Paritätisches Jahresgutachten: Verband konstatiert wachsende soziale Ungleichheit und fordert neue soziale Sicherungspolitik
Der Verband fordert den Ausbau der sozialen gemeinnützigen Infrastruktur in der Fläche, eine Stärkung individueller sozialer Rechte und Reformen der sozialen Sicherungssysteme. In seinen Jahresgutachten untersucht der Paritätische regelmäßig anhand von amtlichen Daten und der Bundesgesetzgebung, wie es um soziale Lage und gesellschaftlichen Zusammenhalt in Deutschland steht.
Das aktuelle Jahresgutachten kommt zu dem Ergebnis, dass schwerwiegende und ungelöste soziale Probleme das Bild einer insgesamt guten gesamtwirtschaftlichen Lage trüben: „Die Einkommenszuwächse in Deutschland sind höchst ungleich verteilt, die Vermögenskonzentration und damit die Spreizung nehmen zu. Die immer tiefer werdende Kluft zwischen Arm und Reich gefährdet den sozialen Zusammenhalt massiv“, so Prof. Dr. Rolf Rosenbrock, Vorsitzender des Paritätischen Gesamtverbands. Die gute Beschäftigungsentwicklung könne nicht über die tiefen Verwerfungen auf dem Arbeitsmarkt hinwegtäuschen. Zudem gebe es massive Defizite in der Infrastruktur, wobei sich extreme regionale Disparitäten zeigen: „Von einer ‚Gleichwertigkeit der Lebensverhältnisse‘, wie sie das Grundgesetz fordert, sind wir sternenweit entfernt. Statt kurzer Wege für ein gutes Leben für alle überall, fehlt es in vielen Regionen an adäquater Infrastruktur und Grundversorgung“, so Rosenbrock.

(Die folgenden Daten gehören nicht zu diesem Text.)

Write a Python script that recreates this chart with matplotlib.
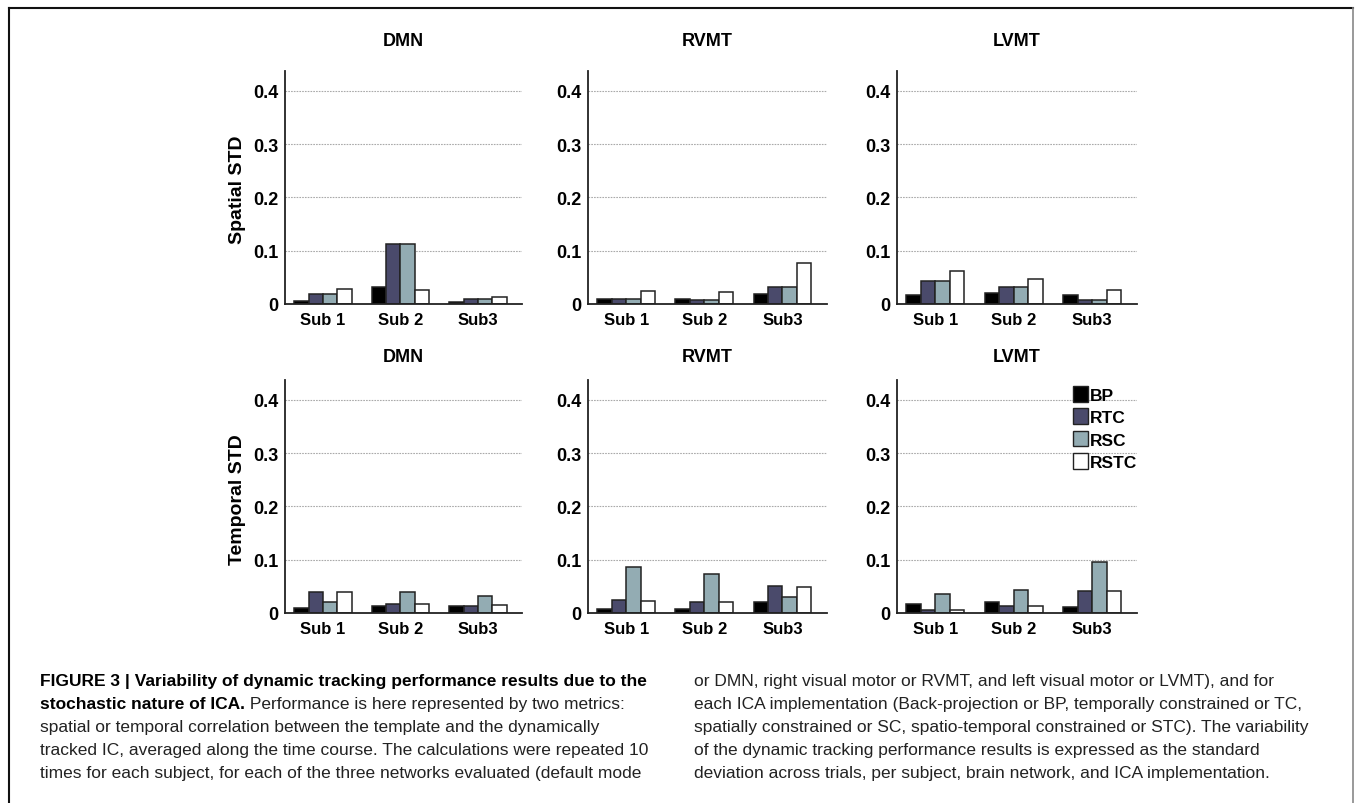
import matplotlib
matplotlib.use("Agg")
import matplotlib.pyplot as plt
import numpy as np
from matplotlib.patches import Patch
from matplotlib.lines import Line2D

# ---------------------------------
# Data (rows: BP, RTC, RSC, RSTC / columns: Sub 1, Sub 2, Sub3)
# ---------------------------------

subjects = ["Sub 1", "Sub 2", "Sub3"]
methods = ["BP", "RTC", "RSC", "RSTC"]
networks = ["DMN", "RVMT", "LVMT"]

spatial_dmn = [[0.005, 0.032, 0.004],
               [0.019, 0.112, 0.009],
               [0.019, 0.112, 0.009],
               [0.028, 0.026, 0.0135]]
spatial_rvmt = [[0.009, 0.010, 0.0185],
                [0.010, 0.008, 0.032],
                [0.010, 0.008, 0.032],
                [0.025, 0.023, 0.0765]]
spatial_lvmt = [[0.016, 0.021, 0.017],
                [0.043, 0.032, 0.008],
                [0.043, 0.032, 0.008],
                [0.062, 0.0465, 0.027]]

temporal_dmn = [[0.0095, 0.014, 0.014],
                [0.0385, 0.0177, 0.0135],
                [0.0215, 0.0385, 0.031],
                [0.0385, 0.0177, 0.015]]
temporal_rvmt = [[0.0083, 0.0077, 0.0207],
                 [0.024, 0.021, 0.050],
                 [0.087, 0.0735, 0.030],
                 [0.023, 0.021, 0.048]]
temporal_lvmt = [[0.0174, 0.0207, 0.0116],
                 [0.0064, 0.014, 0.041],
                 [0.036, 0.0426, 0.096],
                 [0.0058, 0.014, 0.042]]

rows = [
    ("Spatial STD", [spatial_dmn, spatial_rvmt, spatial_lvmt]),
    ("Temporal STD", [temporal_dmn, temporal_rvmt, temporal_lvmt]),
]

yticks = [0, 0.1, 0.2, 0.3, 0.4]
ytick_labels = ["0", "0.1", "0.2", "0.3", "0.4"]

colors = ["#000000", "#4a4a6b", "#93acb3", "#ffffff"]

caption_left = [
    ("FIGURE 3 | Variability of dynamic tracking performance results due to the", ""),
    ("stochastic nature of ICA.", " Performance is here represented by two metrics:"),
    ("", "spatial or temporal correlation between the template and the dynamically"),
    ("", "tracked IC, averaged along the time course. The calculations were repeated 10"),
    ("", "times for each subject, for each of the three networks evaluated (default mode"),
]
caption_right = [
    "or DMN, right visual motor or RVMT, and left visual motor or LVMT), and for",
    "each ICA implementation (Back-projection or BP, temporally constrained or TC,",
    "spatially constrained or SC, spatio-temporal constrained or STC). The variability",
    "of the dynamic tracking performance results is expressed as the standard",
    "deviation across trials, per subject, brain network, and ICA implementation.",
]

# ---------------------------------
# Figure
# ---------------------------------

W, H = 1355, 804
plt.rcParams["font.family"] = ["Liberation Sans Narrow", "Liberation Sans", "DejaVu Sans"]

fig = plt.figure(figsize=(W / 100, H / 100), dpi=100)

col_left = [285, 588, 897]
col_width = [237, 239, 240]
row_zero = [305, 614]
ax_h = 233
title_y = [41, 358]
ylabel_y = [190, 500]

bar_w = 0.185
x = np.arange(len(subjects))

for r, (ylabel, panels) in enumerate(rows):
    for c, data in enumerate(panels):
        ax = fig.add_axes([
            col_left[c] / W,
            (H - row_zero[r]) / H,
            col_width[c] / W,
            ax_h / H,
        ])

        for m, vals in enumerate(data):
            ax.bar(
                x + (m - 1.5) * bar_w,
                vals,
                width=bar_w,
                color=colors[m],
                edgecolor="#222222",
                linewidth=1.1,
                label=methods[m],
            )

        ax.set_xlim(-0.49, 2.57)
        ax.set_ylim(0, 0.4375)
        ax.set_yticks(yticks)
        ax.set_yticklabels(ytick_labels, fontsize=13, fontweight="bold")
        ax.set_xticks(x)
        ax.set_xticklabels(subjects, fontsize=12, fontweight="bold")
        ax.tick_params(length=0)
        ax.tick_params(axis="y", pad=5)
        ax.tick_params(axis="x", pad=6)

        ax.yaxis.grid(True, color="#aaaaaa", linestyle=(0, (1.5, 1)), linewidth=0.8)
        ax.set_axisbelow(True)

        for side in ["top", "right"]:
            ax.spines[side].set_visible(False)
        for side in ["left", "bottom"]:
            ax.spines[side].set_linewidth(1.3)
            ax.spines[side].set_color("#222222")

        fig.text(
            (col_left[c] + col_width[c] / 2) / W,
            1 - title_y[r] / H,
            networks[c],
            ha="center", va="center",
            fontsize=13, fontweight="bold",
        )

        if r == 1 and c == 2:
            handles = [Patch(facecolor=colors[i], edgecolor="#222222",
                             linewidth=1.0, label=methods[i]) for i in range(4)]
            fig.legend(
                handles=handles,
                loc="upper left",
                bbox_to_anchor=(1073 / W, 1 - 387 / H),
                frameon=False,
                borderpad=0,
                borderaxespad=0,
                handlelength=0.88,
                handleheight=1.0,
                handletextpad=0.1,
                labelspacing=0.33,
                prop={"weight": "bold", "size": 12.5},
            )

    fig.text(
        237 / W, 1 - ylabel_y[r] / H, ylabel,
        rotation=90, ha="center", va="center",
        fontsize=14, fontweight="bold",
    )

# ---------------------------------
# Frame around the figure
# ---------------------------------

fig.add_artist(Line2D([9 / W, 1353 / W], [1 - 9 / H, 1 - 9 / H],
                      transform=fig.transFigure, color="#111111", linewidth=1.5))
fig.add_artist(Line2D([9 / W, 9 / W], [0, 1 - 9 / H],
                      transform=fig.transFigure, color="#111111", linewidth=1.5))
fig.add_artist(Line2D([1353 / W, 1353 / W], [0, 1 - 9 / H],
                      transform=fig.transFigure, color="#888888", linewidth=1.2))

# ---------------------------------
# Caption
# ---------------------------------

cap_font = ["Liberation Sans", "DejaVu Sans"]
cap_size = 12.5
line_y = [686, 709, 732, 755, 778]

renderer = fig.canvas.get_renderer()

for i, (bold_part, normal_part) in enumerate(caption_left):
    xpos = 40 / W
    ypos = 1 - line_y[i] / H
    if bold_part:
        t = fig.text(xpos, ypos, bold_part, ha="left", va="baseline",
                     fontsize=cap_size, fontweight="bold", family=cap_font)
        bb = t.get_window_extent(renderer)
        xpos = bb.x1 / W
    if normal_part:
        fig.text(xpos, ypos, normal_part, ha="left", va="baseline",
                 fontsize=cap_size, family=cap_font, color="#222222")

for i, line in enumerate(caption_right):
    fig.text(694 / W, 1 - line_y[i] / H, line, ha="left", va="baseline",
             fontsize=cap_size, family=cap_font, color="#222222")

fig.savefig("out.png", dpi=100)
plt.close(fig)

Die Bundesregierung habe im Berichtsjahr 2018 zwar durchaus einige Gesetze realisiert, die im Ansatz gut und geeignet waren, den gesellschaftlichen Zusammenhalt zu fördern. Das Jahresgutachten kommt jedoch zu dem Ergebnis, dass die Vorhaben in der Regel zu rigide in den Voraussetzungen bzw. viel zu klein dimensioniert waren. „Aufgabe des Sozialstaates ist es nicht zuletzt, durch solidarische, sozial gerechte Umverteilung für einen Ausgleich zu sorgen. Tatsache aber ist: Die bestehenden sozialen Sicherungssysteme erodieren und verlieren zunehmend ihre Funktionsfähigkeit. Die sozialpolitischen Maßnahmen der Bundesregierung greifen zu kurz und erreichen in vielen Fällen nur einen Bruchteil der betroffenen Zielgruppen“, so Rosenbrock.
Der Paritätische fordert eine neue „soziale Sicherheitspolitik, verstanden als Politik für soziale Sicherheit und Zusammenhalt“ und schlägt dazu Reformen u.a. bei den Grundsicherungsleistungen, der Arbeitslosen-, Renten- und Pflegeversicherung vor. Darüber hinaus fordert er einen massiven Ausbau sozialer Infrastruktur und plädiert für einen Vorrang der Gemeinnützigkeit: „Es gibt Bereiche, in denen haben Profitinteressen nichts verloren“, so Rosenbrock. Am aktuellen Beispiel der Wohnungspolitik zeige sich der akute Handlungsbedarf: „Was gemeinnützige und zivilgesellschaftliche Organisationen selbstorganisiert und ohne Gewinnausschüttungen schaffen können, das muss wieder Vorrang vor privaten Renditeinteressen oder staatlicher Regulierung bekommen“, so Rosenbrock. Zur Finanzierung fordert der Paritätische einen steuerpolitischen Kurswechsel. Die vieldiskutierte Vermögensteuer könne dabei allenfalls ein erster Schritt sein.